Return only those lines from the line containing "Give me the" to the line containing "2.7, 2.1, 11.5]", both included, and please omit the pictures.

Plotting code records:
* * * *

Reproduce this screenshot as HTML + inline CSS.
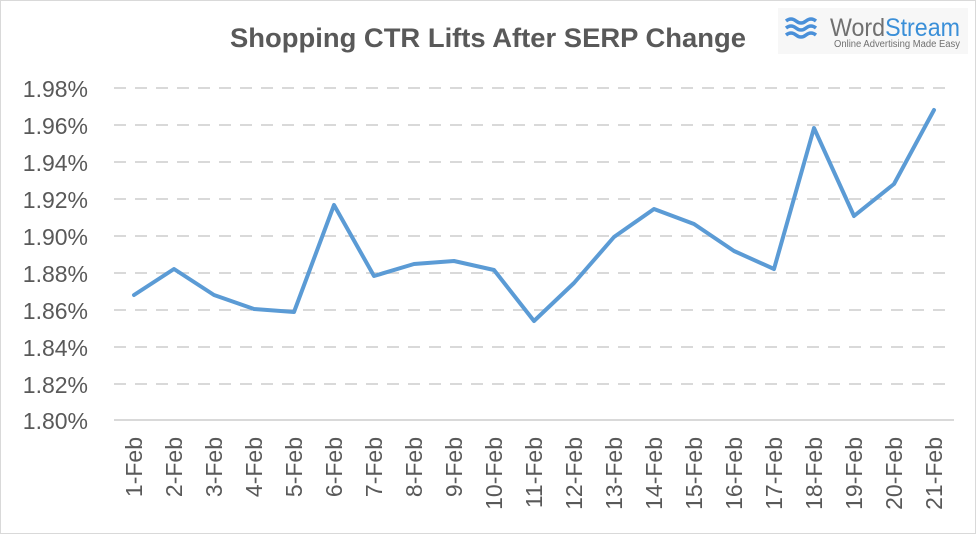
<!DOCTYPE html>
<html><head><meta charset="utf-8"><style>
html,body{margin:0;padding:0;background:#fff;}
svg{display:block;}
</style></head><body>
<svg width="977" height="535" viewBox="0 0 977 535" xmlns="http://www.w3.org/2000/svg">
<rect x="0.5" y="0.5" width="975" height="533" fill="#fff" stroke="#d9d9d9"/>
<text x="488" y="47" text-anchor="middle" font-family="Liberation Sans, sans-serif" font-weight="bold" font-size="27" fill="#595959" textLength="516" lengthAdjust="spacingAndGlyphs">Shopping CTR Lifts After SERP Change</text>
<rect x="778" y="8" width="190" height="46" fill="#f7f7f7"/>
<g>
<path d="M786 21 q5 -4 10 0 t10 0 t10 0 M786 28 q5 -4 10 0 t10 0 t10 0 M786 35 q5 -4 10 0 t10 0 t10 0" stroke="#4a90d9" stroke-width="3.5" fill="none"/>
<text x="830" y="36" font-family="Liberation Sans, sans-serif" font-size="25" fill="#707070" textLength="130" lengthAdjust="spacingAndGlyphs">Word<tspan fill="#3a8fd8">Stream</tspan></text>
<text x="834" y="47" font-family="Liberation Sans, sans-serif" font-size="10" fill="#707070" textLength="126" lengthAdjust="spacingAndGlyphs">Online Advertising Made Easy</text>
</g>
<g stroke="#d9d9d9" stroke-width="2" stroke-dasharray="12,9">
<line x1="114" x2="950" y1="88" y2="88"/>
<line x1="114" x2="950" y1="125" y2="125"/>
<line x1="114" x2="950" y1="162" y2="162"/>
<line x1="114" x2="950" y1="199" y2="199"/>
<line x1="114" x2="950" y1="236" y2="236"/>
<line x1="114" x2="950" y1="273" y2="273"/>
<line x1="114" x2="950" y1="310" y2="310"/>
<line x1="114" x2="950" y1="347" y2="347"/>
<line x1="114" x2="950" y1="384" y2="384"/>
</g>
<line x1="114" x2="954" y1="420" y2="420" stroke="#d9d9d9" stroke-width="2"/>
<g font-family="Liberation Sans, sans-serif" font-size="23" fill="#595959" text-anchor="end">
<text x="88" y="97">1.98%</text>
<text x="88" y="134">1.96%</text>
<text x="88" y="171">1.94%</text>
<text x="88" y="208">1.92%</text>
<text x="88" y="245">1.90%</text>
<text x="88" y="282">1.88%</text>
<text x="88" y="319">1.86%</text>
<text x="88" y="356">1.84%</text>
<text x="88" y="393">1.82%</text>
<text x="88" y="429">1.80%</text>
</g>
<g font-family="Liberation Sans, sans-serif" font-size="23" fill="#595959" text-anchor="end">
<text transform="translate(142,437) rotate(-90)">1-Feb</text>
<text transform="translate(182,437) rotate(-90)">2-Feb</text>
<text transform="translate(222,437) rotate(-90)">3-Feb</text>
<text transform="translate(262,437) rotate(-90)">4-Feb</text>
<text transform="translate(302,437) rotate(-90)">5-Feb</text>
<text transform="translate(342,437) rotate(-90)">6-Feb</text>
<text transform="translate(382,437) rotate(-90)">7-Feb</text>
<text transform="translate(422,437) rotate(-90)">8-Feb</text>
<text transform="translate(462,437) rotate(-90)">9-Feb</text>
<text transform="translate(502,437) rotate(-90)">10-Feb</text>
<text transform="translate(542,437) rotate(-90)">11-Feb</text>
<text transform="translate(582,437) rotate(-90)">12-Feb</text>
<text transform="translate(622,437) rotate(-90)">13-Feb</text>
<text transform="translate(662,437) rotate(-90)">14-Feb</text>
<text transform="translate(702,437) rotate(-90)">15-Feb</text>
<text transform="translate(742,437) rotate(-90)">16-Feb</text>
<text transform="translate(782,437) rotate(-90)">17-Feb</text>
<text transform="translate(822,437) rotate(-90)">18-Feb</text>
<text transform="translate(862,437) rotate(-90)">19-Feb</text>
<text transform="translate(902,437) rotate(-90)">20-Feb</text>
<text transform="translate(942,437) rotate(-90)">21-Feb</text>
</g>
<polyline fill="none" stroke="#5b9bd5" stroke-width="4" stroke-linejoin="round" stroke-linecap="round"
points="134,295 174,269 214,295 254,309 294,312 334,205 374,276 414,264 454,261 494,270 534,321 574,283 614,237 654,209 694,224 734,251 774,269 814,128 854,216 894,184 934,110"/>
</svg>
</body></html>
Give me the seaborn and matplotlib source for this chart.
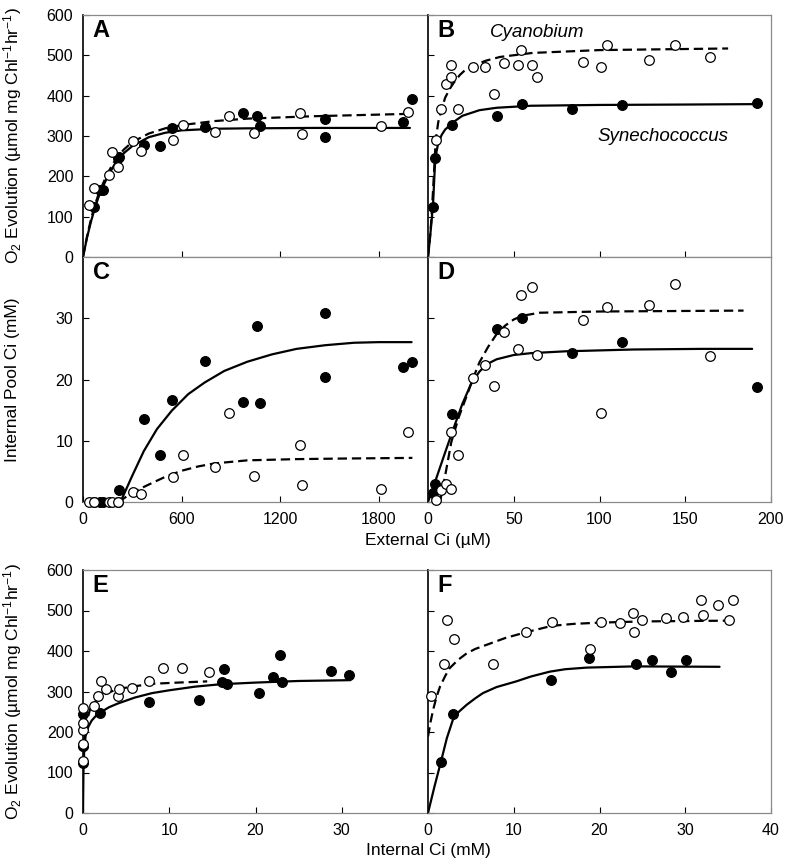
import matplotlib.pyplot as plt
import seaborn as sns

# ---------- left column (A, C, E): external Ci 0-2000 uM ----------
syn_ext_lo = [67, 106, 122, 215, 222, 370, 468, 543, 742, 976, 1058, 1080, 1475, 1475, 1947, 2000]
syn_o2_lo = [124, 165, 165, 245, 247, 278, 274, 319, 323, 356, 350, 324, 341, 297, 335, 391]
syn_pool_lo = [0, 0, 0, 0, 2.0, 13.5, 7.6, 16.7, 23.1, 16.3, 28.75, 16.1, 30.8, 20.4, 22.0, 22.8]

cya_ext_lo = [35, 69, 157, 177, 214, 305, 350, 545, 606, 803, 891, 1041, 1322, 1332, 1812, 1981]
cya_o2_lo = [128, 171, 204, 260, 222, 288, 263, 290, 327, 309, 349, 307, 357, 306, 326, 359]
cya_pool_lo = [0, 0, 0, 0, 0, 1.7, 1.3, 4.1, 7.6, 5.7, 14.6, 4.2, 9.3, 2.7, 2.1, 11.5]

# ---------- right column (B, D, F): external Ci 0-200 uM ----------
syn_ext_hi = [3.1, 4.3, 14.2, 40.1, 54.8, 84.0, 113.0, 192.0]
syn_o2_hi = [125, 245, 328, 349, 379, 368, 378, 383]
syn_pool_hi = [1.5, 2.9, 14.4, 28.3, 30.1, 24.3, 26.1, 18.8]

cya_ext_hi = [4.5, 7.6, 10.7, 13.6, 13.6, 17.5, 26.3, 33.1, 38.4, 44.6, 52.2, 54.0, 60.8, 63.3,
              90.6, 100.6, 104.3, 129.0, 144.0, 164.7]
cya_o2_hi = [290, 368, 429, 477, 447, 368, 471, 470, 405, 482, 477, 513, 477, 447,
             483, 471, 525, 489, 525, 495]
cya_pool_hi = [0.3, 1.9, 3.0, 2.2, 11.4, 7.6, 20.2, 22.4, 18.9, 27.8, 24.9, 33.8, 35.1, 24.0,
               29.7, 14.5, 31.8, 32.1, 35.6, 23.9]

# ---------- fitted curves ----------
fit_a_syn_x = [0, 25, 50, 75, 100, 150, 200, 250, 300, 400, 500, 600, 800, 1000, 1400, 1990]
fit_a_syn_y = [0, 49, 90, 125, 155, 200, 235, 258, 275, 297, 308, 314, 318, 319, 320, 320]
fit_a_cya_x = [0, 25, 50, 75, 100, 150, 200, 250, 300, 400, 500, 600, 800, 1000, 1400, 1995]
fit_a_cya_y = [0, 52, 96, 132, 162, 208, 243, 267, 285, 306, 319, 327, 337, 343, 349, 355]

fit_b_syn_x = [0, 1, 2, 3, 4, 5, 6, 8, 10, 15, 20, 30, 40, 60, 100, 150, 190]
fit_b_syn_y = [0, 40, 85, 135, 225, 262, 283, 303, 316, 335, 350, 364, 370, 375, 377, 378, 379]
fit_b_cya_x = [0, 1, 2, 3, 4.5, 6, 7.8, 10, 12.7, 15, 18.5, 22, 26.3, 34, 42, 61, 100, 175]
fit_b_cya_y = [0, 40, 95, 170, 290, 335, 364, 395, 417, 432, 451, 465, 475, 487, 496, 506, 513, 517]

fit_c_syn_x = [228, 300, 370, 450, 540, 640, 740, 860, 1000, 1150, 1300, 1475, 1650, 1800, 2000]
fit_c_syn_y = [0, 4.3, 8.3, 11.9, 14.9, 17.6, 19.5, 21.4, 22.9, 24.1, 25.0, 25.6, 26.0, 26.1, 26.1]
fit_c_cya_x = [217, 260, 300, 350, 420, 500, 600, 700, 800, 1000, 1300, 1600, 2005]
fit_c_cya_y = [0, 0.8, 1.5, 2.2, 3.1, 4.1, 5.1, 5.8, 6.3, 6.8, 7.0, 7.1, 7.2]

fit_d_syn_x = [0, 5, 10, 15, 20, 25, 30, 35, 40, 50, 60, 80, 120, 160, 189]
fit_d_syn_y = [0, 4.0, 8.1, 12.1, 16.0, 19.2, 21.3, 22.6, 23.3, 24.0, 24.3, 24.6, 24.9, 25.0, 25.0]
fit_d_cya_x = [7, 10, 13.6, 18, 22.4, 26, 30, 35, 40, 45, 50, 55, 65, 100, 184]
fit_d_cya_y = [0, 4.3, 9.8, 13.9, 17.2, 20.0, 22.8, 25.3, 27.4, 28.8, 29.8, 30.4, 30.9, 31.1, 31.25]

fit_e_syn_x = [0, 0.05, 0.15, 0.3, 0.6, 1, 1.5, 2, 3, 4, 6, 8, 10, 13, 16, 20, 25, 31]
fit_e_syn_y = [0, 100, 160, 190, 212, 228, 240, 248, 261, 270, 285, 296, 303, 312, 318, 322, 326, 328]
fit_e_cya_x = [0.1, 0.3, 0.5, 0.8, 1.2, 1.6, 2.2, 2.8, 4, 6, 8, 11, 14.4]
fit_e_cya_y = [170, 205, 230, 255, 268, 280, 290, 296, 306, 313, 319, 322, 325]

fit_f_syn_x = [0, 0.75, 1.5, 2.2, 2.9, 3.6, 4.5, 5.5, 6.4, 8, 10.3, 12, 14.2, 16, 18.5, 24, 34]
fit_f_syn_y = [0, 65, 126, 185, 230, 250, 267, 283, 296, 311, 325, 337, 349, 355, 359, 362, 361]
fit_f_cya_x = [0, 0.3, 0.6, 1, 1.4, 2, 2.5, 3.5, 4.5, 5.5, 6.8, 9, 11.2, 14.4, 17, 20, 25, 30, 35.6]
fit_f_cya_y = [189, 225, 255, 287, 312, 338, 357, 378, 394, 405, 415, 432, 445, 462, 467, 470, 473, 474, 475]

o2_ticks = [0, 100, 200, 300, 400, 500, 600]
pool_ticks = [0, 10, 20, 30]

sns.set_theme(style='white')
plt.rcParams['font.family'] = ['Liberation Sans', 'DejaVu Sans']
plt.rcParams['mathtext.default'] = 'regular'
plt.rcParams['lines.dashed_pattern'] = [4.2, 2.2]
for key in ['text.color', 'axes.labelcolor', 'xtick.color', 'ytick.color']:
    plt.rcParams[key] = 'black'

W, H = 787, 867
fig = plt.figure(figsize=(W / 100, H / 100), dpi=100)


def px_axes(x0, y0, x1, y1):
    return fig.add_axes([x0 / W, 1 - y1 / H, (x1 - x0) / W, (y1 - y0) / H])


def panel(ax, syn_x, syn_y, cya_x, cya_y, fit_syn, fit_cya):
    sns.lineplot(x=fit_syn[0], y=fit_syn[1], ax=ax, color='black', lw=1.6,
                 estimator=None, sort=False)
    sns.lineplot(x=fit_cya[0], y=fit_cya[1], ax=ax, color='black', lw=1.6, ls='--',
                 estimator=None, sort=False)
    sns.scatterplot(x=syn_x, y=syn_y, ax=ax, color='black', edgecolor='black',
                    s=50, linewidth=0.8, zorder=3, clip_on=False)
    sns.scatterplot(x=cya_x, y=cya_y, ax=ax, color='white', edgecolor='black',
                    s=48, linewidth=0.9, zorder=4, clip_on=False)


def style(ax, xlim, xticks, ylim, yticks, letter, xlab=True, ylab=True):
    ax.set_xlim(xlim)
    ax.set_ylim(ylim)
    ax.set_xticks(xticks)
    ax.set_yticks(yticks)
    if not xlab:
        ax.set_xticklabels([])
    if not ylab:
        ax.set_yticklabels([])
    ax.set_xlabel('')
    ax.set_ylabel('')
    ax.tick_params(direction='in', length=4, width=0.8, color='black', labelcolor='black',
                   labelsize=11.5, pad=7, bottom=True, left=True)
    for side in ['top', 'right', 'bottom']:
        ax.spines[side].set_color('#8a8a8a')
        ax.spines[side].set_linewidth(0.9)
    ax.spines['left'].set_color('black')
    ax.spines['left'].set_linewidth(1.2)
    ax.text(0.028, 0.935, letter, transform=ax.transAxes, fontsize=17,
            fontweight='bold', va='center', ha='left')


ax_a = px_axes(83, 15, 428, 257)
ax_b = px_axes(428, 15, 771, 257)
ax_c = px_axes(83, 257, 428, 502)
ax_d = px_axes(428, 257, 771, 502)
ax_e = px_axes(83, 570, 428, 813)
ax_f = px_axes(428, 570, 771, 813)

panel(ax_a, syn_ext_lo, syn_o2_lo, cya_ext_lo, cya_o2_lo,
      (fit_a_syn_x, fit_a_syn_y), (fit_a_cya_x, fit_a_cya_y))
panel(ax_b, syn_ext_hi, syn_o2_hi, cya_ext_hi, cya_o2_hi,
      (fit_b_syn_x, fit_b_syn_y), (fit_b_cya_x, fit_b_cya_y))
panel(ax_c, syn_ext_lo, syn_pool_lo, cya_ext_lo, cya_pool_lo,
      (fit_c_syn_x, fit_c_syn_y), (fit_c_cya_x, fit_c_cya_y))
panel(ax_d, syn_ext_hi, syn_pool_hi, cya_ext_hi, cya_pool_hi,
      (fit_d_syn_x, fit_d_syn_y), (fit_d_cya_x, fit_d_cya_y))
panel(ax_e, syn_pool_lo, syn_o2_lo, cya_pool_lo, cya_o2_lo,
      (fit_e_syn_x, fit_e_syn_y), (fit_e_cya_x, fit_e_cya_y))
panel(ax_f, syn_pool_hi, syn_o2_hi, cya_pool_hi, cya_o2_hi,
      (fit_f_syn_x, fit_f_syn_y), (fit_f_cya_x, fit_f_cya_y))

style(ax_a, (0, 2100), [600, 1200, 1800], (0, 600), o2_ticks, 'A', xlab=False)
style(ax_b, (0, 200), [50, 100, 150], (0, 600), o2_ticks, 'B', xlab=False, ylab=False)
style(ax_c, (0, 2100), [0, 600, 1200, 1800], (0, 40), pool_ticks, 'C')
style(ax_d, (0, 200), [0, 50, 100, 150, 200], (0, 40), pool_ticks, 'D', ylab=False)
style(ax_e, (0, 40), [0, 10, 20, 30], (0, 600), o2_ticks, 'E')
style(ax_f, (0, 40), [0, 10, 20, 30, 40], (0, 600), o2_ticks, 'F', ylab=False)

ax_b.text(0.181, 0.926, 'Cyanobium', transform=ax_b.transAxes, fontsize=13.5,
          style='italic', va='center', ha='left')
ax_b.text(0.493, 0.496, 'Synechococcus', transform=ax_b.transAxes, fontsize=13.5,
          style='italic', va='center', ha='left')

o2_label = 'O$_2$ Evolution (\u00b5mol mg Chl$^{-1}$hr$^{-1}$)'
fig.text(13 / W, 1 - 136 / H, o2_label, rotation=90, fontsize=12.5, ha='center', va='center')
fig.text(13 / W, 1 - 380 / H, 'Internal Pool Ci (mM)', rotation=90, fontsize=12.5,
         ha='center', va='center')
fig.text(13 / W, 1 - 692 / H, o2_label, rotation=90, fontsize=12.5, ha='center', va='center')
fig.text(428 / W, 1 - 540 / H, 'External Ci (\u00b5M)', fontsize=12.5, ha='center', va='center')
fig.text(428 / W, 1 - 851 / H, 'Internal Ci (mM)', fontsize=12.5, ha='center', va='center')

fig.savefig('out.png', dpi=100)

* * * *

▶ Result of this task
Give me the seaborn and matplotlib source for this chart.
import matplotlib.pyplot as plt
import seaborn as sns

# ---------- left column (A, C, E): external Ci 0-2000 uM ----------
syn_ext_lo = [67, 106, 122, 215, 222, 370, 468, 543, 742, 976, 1058, 1080, 1475, 1475, 1947, 2000]
syn_o2_lo = [124, 165, 165, 245, 247, 278, 274, 319, 323, 356, 350, 324, 341, 297, 335, 391]
syn_pool_lo = [0, 0, 0, 0, 2.0, 13.5, 7.6, 16.7, 23.1, 16.3, 28.75, 16.1, 30.8, 20.4, 22.0, 22.8]

cya_ext_lo = [35, 69, 157, 177, 214, 305, 350, 545, 606, 803, 891, 1041, 1322, 1332, 1812, 1981]
cya_o2_lo = [128, 171, 204, 260, 222, 288, 263, 290, 327, 309, 349, 307, 357, 306, 326, 359]
cya_pool_lo = [0, 0, 0, 0, 0, 1.7, 1.3, 4.1, 7.6, 5.7, 14.6, 4.2, 9.3, 2.7, 2.1, 11.5]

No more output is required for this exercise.